Se la scienza cancella la filosofia | l'Unità TV
Secondo Corbellini la filosofia “oltre a produrre, insieme alla religione o alla letteratura o all’arte, suoni rassicuranti per chi ha paura del buio, può far capire meglio come funziona la scienza”
È vero che quest’anno ricorre il quattrocentesimo anniversario dalla morte dell’uomo che scrisse: «Ci sono più cose tra cielo e terra, Orazio, di quante ne sogni la tua filosofia». Ma forse nemmeno William Shakespeare avrebbe mai immaginato che un giorno l’intera storia della filosofia, così come religione, arte e letteratura, sarebbero state giudicate, al confronto delle indubitabili verità della scienza, come paragonabili all’atto di «fischiare nel buio per farsi coraggio».
Con questa citazione dello scienziato Francis Crick, infatti, Gilberto Corbellini ha spiegato ieri sul Domenicale del Sole 24 Ore la sua personale, ma niente affatto isolata, visione della filosofia e della cultura in generale. Più precisamente, secondo Corbellini la filosofia «oltre a produrre, insieme alla religione o alla letteratura o all’arte, suoni rassicuranti per chi ha paura del buio, può far capire meglio come funziona la scienza, togliendo di torno illusioni e autoinganni che ostacolano una comprensione critica e una disponibilità psicologica verso le conoscenze più affidabili che produciamo, cioè quelle scientifiche». E già qui saremmo tentati di interrompere il ragionamento, domandando come sia possibile che le conoscenze più affidabili vengano chiarite da quelle meno affidabili, ma soprassediamo perché quello che più ci interessa è il seguito del discorso, che è questo: «…Un aiuto prima di tutto per i giovani, che invece di perdere tempo sul pensiero di tanti filosofi che hanno detto cose sbagliate, potrebbero acquisire salutari elementi di storia della scienza e di epistemologia scientifica, senza i quali non si capisce il mondo in cui viviamo».

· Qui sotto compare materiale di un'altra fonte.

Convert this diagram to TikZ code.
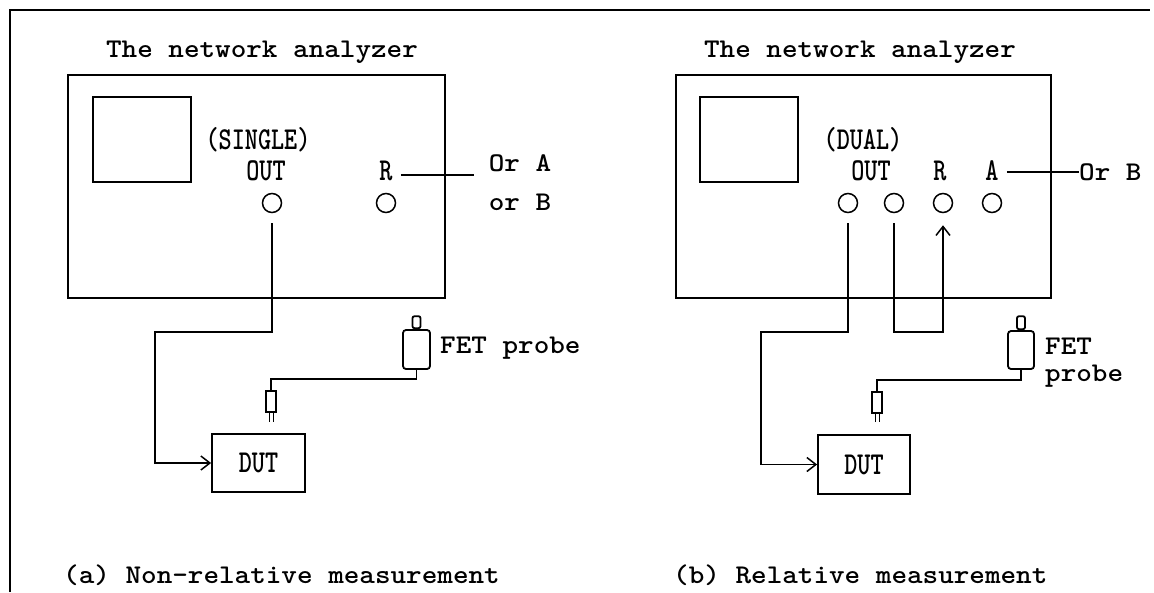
\documentclass[tikz,border=0pt]{standalone}
\usepackage{graphicx}
\usetikzlibrary{arrows.meta}
\newcommand{\twt}[1]{{\fontsize{27}{27}\selectfont\ttfamily\bfseries\scalebox{1.1}[1]{#1}}}
\newcommand{\lbt}[1]{{\fontsize{29}{29}\selectfont\ttfamily\bfseries\scalebox{0.86}[1.1]{#1}}}
\tikzset{
  box/.style={draw, line width=1.8pt, rectangle, inner sep=0pt},
  port/.style={draw, circle, line width=1.5pt, minimum size=19pt, inner sep=0pt},
  txt/.style={inner sep=0pt},
  cable/.style={line width=1.8pt},
  arr/.style={-{Straight Barb[length=9pt,width=14pt,line width=1.5pt]}},
  prong/.style={line width=1pt},
}
\begin{document}
\begin{tikzpicture}[x=1pt,y=-1pt]
\useasboundingbox (0,0) rectangle (1154,592);
% frame
\coordinate (fbl) at (10,592);
\coordinate (ftl) at (10,10);
\coordinate (ftr) at (1150,10);
\draw[line width=1.8pt] (fbl) -- (ftl) -- (ftr);

% ===== left panel =====
\node[txt] (t1) at (262,52) {\twt{The network analyzer}};
\node[box, minimum width=377pt, minimum height=223pt] (na1) at (256.5,186.5) {};
\node[box, minimum width=98pt, minimum height=85pt] (sc1) at (142,139.5) {};
\node[txt] (single) at (258,140) {\lbt{(SINGLE)}};
\node[txt] (out1) at (266,171) {\lbt{OUT}};
\node[txt] (r1) at (386,171) {\lbt{R}};
\node[port] (c1) at (272,203) {};
\node[port] (c2) at (386,203) {};
\coordinate (r1e) at (474,175);
\draw[cable] ([xshift=8pt]r1.east |- r1e) -- (r1e);
\node[txt] (ora) at (520,163) {\twt{Or A}};
\node[txt] (orb) at (520,202) {\twt{or B}};
\node[box, minimum width=93pt, minimum height=58pt] (dut1) at (258.5,463) {\lbt{DUT}};
\coordinate (k1) at (155,332);
\draw[cable, arr, shorten <=10pt] (c1.south) |- (k1) |- (dut1.west);
% probe
\node[box, rounded corners=3pt, minimum width=27pt, minimum height=39pt] (p1) at (416.5,349.5) {};
\node[box, rounded corners=2pt, minimum width=8pt, minimum height=12pt, anchor=south] (tip1) at (p1.north) {};
\node[box, line width=1.4pt, minimum width=10pt, minimum height=21pt] (con1) at (271,401.5) {};
\coordinate (pc1) at (416.5,379);
\draw[cable] (p1.south) -- (pc1) -| (con1.north);
\coordinate (pr1a) at (269,412);
\coordinate (pr1b) at (273,412);
\draw[prong] (pr1a) -- ++(0,10);
\draw[prong] (pr1b) -- ++(0,10);
\node[txt, anchor=west] (fet1) at (440,348) {\twt{FET probe}};

% ===== right panel =====
\node[txt] (t2) at (860,52) {\twt{The network analyzer}};
\node[box, minimum width=375pt, minimum height=223pt] (na2) at (863.5,186.5) {};
\node[box, minimum width=98pt, minimum height=85pt] (sc2) at (749,139.5) {};
\node[txt] (dual) at (863,140) {\lbt{(DUAL)}};
\node[txt] (out2) at (871,171) {\lbt{OUT}};
\node[txt] (r2) at (940,171) {\lbt{R}};
\node[txt] (a2) at (992,171) {\lbt{A}};
\node[port] (d1) at (848,203) {};
\node[port] (d2) at (894,203) {};
\node[port] (d3) at (943,203) {};
\node[port] (d4) at (992,203) {};
\node[txt, anchor=west] (orb2) at (1079,172) {\twt{Or B}};
\draw[cable] ([xshift=8pt]a2.east |- orb2.west) -- (orb2.west);
\node[box, minimum width=92pt, minimum height=59pt] (dut2) at (864,464.5) {\lbt{DUT}};
\coordinate (k2) at (761,332);
\coordinate (k3) at (943,332);
\draw[cable, arr, shorten <=10pt] (d1.south) |- (k2) |- (dut2.west);
\draw[cable, arr, shorten <=10pt, shorten >=12pt] (d2.south) |- (k3) -- (d3.south);
% probe
\node[box, rounded corners=3pt, minimum width=26pt, minimum height=38pt] (p2) at (1021,350) {};
\node[box, rounded corners=2pt, minimum width=8pt, minimum height=13pt, anchor=south] (tip2) at (p2.north) {};
\node[box, line width=1.4pt, minimum width=10pt, minimum height=21pt] (con2) at (877,402.5) {};
\coordinate (pc2) at (1021,380);
\draw[cable] (p2.south) -- (pc2) -| (con2.north);
\coordinate (pr2a) at (875,413);
\coordinate (pr2b) at (879,413);
\draw[prong] (pr2a) -- ++(0,9);
\draw[prong] (pr2b) -- ++(0,9);
\node[txt, anchor=west, align=left, font=\fontsize{27}{27}\selectfont] (fet2) at (1045,363) {\twt{FET}\\\twt{probe}};

% captions
\node[txt, anchor=west] (cap1) at (63,575) {\twt{(a) Non-relative measurement}};
\node[txt, anchor=west] (cap2) at (673,575) {\twt{(b) Relative measurement}};
\end{tikzpicture}
\end{document}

Sfortunatamente Corbellini non fa il nome di nessun filosofo in particolare, dunque non possiamo dire con certezza se, tra i tanti filosofi che si studiano a scuola, intendesse polemizzare proprio con Platone o invece con Hegel, se ce l’avesse con Spinoza o magari con Karl Marx, e di conseguenza non sappiamo neanche a che genere di «cose sbagliate» si riferisse (la trasmigrazione delle anime? La caduta tendenziale del saggio di profitto?). Una cosa però la sappiamo con certezza, vorremmo dire, scientifica. Ed è che togliendo dalla storia, da qualsiasi storia, le “cose sbagliate” pensate in passato, si capisce ben poco del passato e ancor meno del presente. Ma soprattutto si capisce ben poco di quel concetto squisitamente filosofico che chiamiamo «metodo scientifico». Metodo che si basa non per niente sull’attento esame di tutte le «cose sbagliate» pensate fino al momento della loro verifica sperimentale, e sulla ferma consapevolezza di come ogni risultato raggiunto sia valido sempre e soltanto fino a prova contraria. E questa consapevolezza della provvisorietà e della parzialità di ogni conoscenza umana non è una ragione per diffidare della scienza, ma proprio il contrario: è la ragione per cui a Einstein non è toccata la stessa sorte di Galileo. È cioè un principio di laicità, che si concilia peraltro assai meglio con un sistema democratico e pluralista. Anche se forse meno con quella impostazione «scientista» limpidamente rivendicata da Corbellini, convinto che l’unica posizione filosofica «ragionevole» sia quella secondo cui non esiste «niente di quel che accade che non possa essere compreso usando procedure empiriche controllate, se le nostre strutture cognitive riescono a concettualizzare e a interrogare sperimentalmente i processi che lo producono». Un quadro da cui, obiettivamente, resta fuori un bel po’ di roba, a cominciare da quella tarda evoluzione di ominide che circa quattrocento anni fa fu capace di scrivere l’Amleto.